Portanto, não é aos homens que eu falo; é a ti, ó Deus de todos os seres, de todos os mundos e de todos os tempos: se é permitida a criaturas fracas perdidas na imensidão e imperceptíveis para o resto do universo, de ousar lhe pedir algo, tu que deste tudo, para ti cujos decretos são imutáveis como eternos, digne-se a olhar com pena os erros ligados a nossa natureza; que esses erros não façam nossas calamidades. Tu não nos deste um coração para nos odiar, e as mãos para nos degolar; façais com que nos ajudemos uns aos outros a suportar o fardo de uma vida penosa e transitória; que pequenas diferenças nas vestimentas que cubram nossos corpos débeis, entre todas as nossas línguas insuficientes, entre todos os nossos costumes ridículos, entre todas as nossas leis imperfeitas, entre todas nossas opiniões insensatas, entre todos os nossas condições tão desproporcionais aos nossos olhos, e tão iguais diante de ti; todas essas pequenas nuances que distinguem os átomos chamados homens não sejam de sinais de ódio e perseguição; que aqueles que acendem velas ao meio-dia para te celebrar suportem aqueles que se contentam com a luz do teu sol; aqueles que cobrem suas roupas de baixo com uma capa branca para dizer que é preciso te amar, não detestem aqueles que dizem a mesma coisa em um casaco de lã preto; é igual adorá-lo em um dialeto formado a partir de uma língua antiga ou um novo dialeto; que aqueles cujo traje é tingido de vermelho ou roxo, que dominam uma pequena parcela de uma pequena pilha de lama deste mundo, e que possuam alguns fragmentos arredondados de um determinado metal, desfrutar sem orgulho do que eles chamam de grandeza e riqueza, e que os outros os vejam sem inveja, porque tu sabes que não há nessas vaidades nem inveja, nem do que se orgulhar.

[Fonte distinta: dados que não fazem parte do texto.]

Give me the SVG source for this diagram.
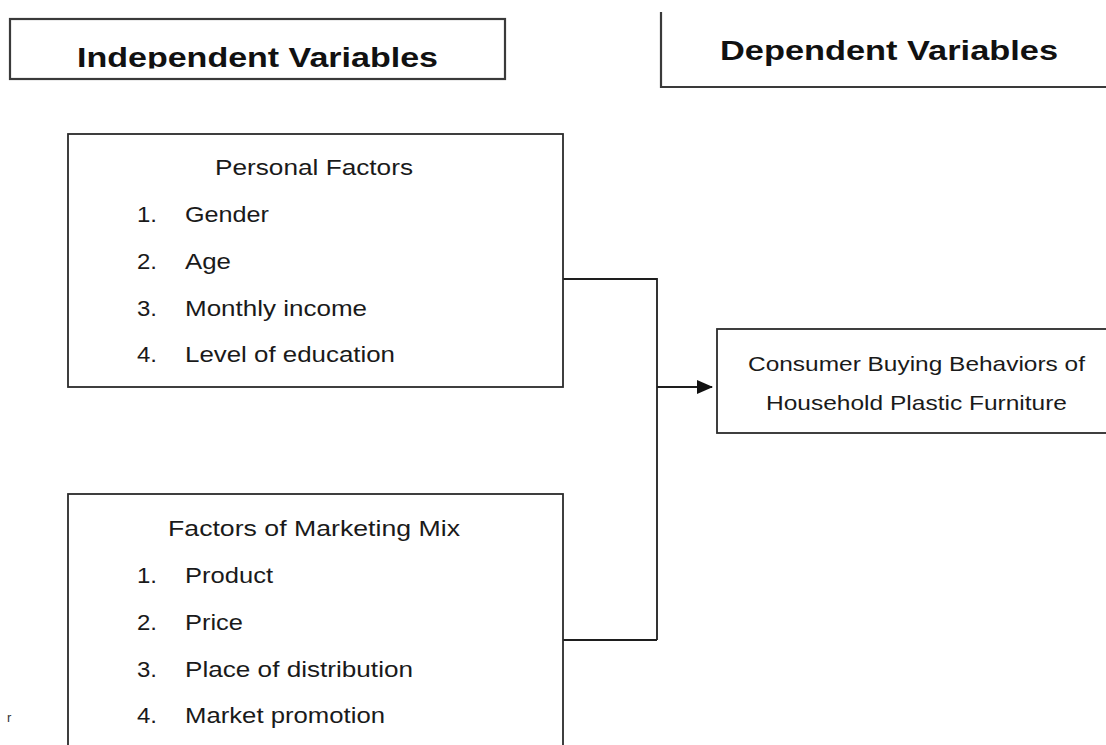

Podendo todos os homens se lembrar de que eles são irmãos! Que tenham horror à tirania sobre as almas, como tem execrado o banditismo que destrói pela força o fruto do trabalho e da indústria pacífica! Se os flagelos da guerra são inevitáveis, não nos odiemos, não nos dilaceremos uns aos outros no seio da paz, e empregar o momento de nossa existência para abençoar também em mil línguas diferentes, desde o Sião até a Califórnia, tua bondade nos concedeu esse instante.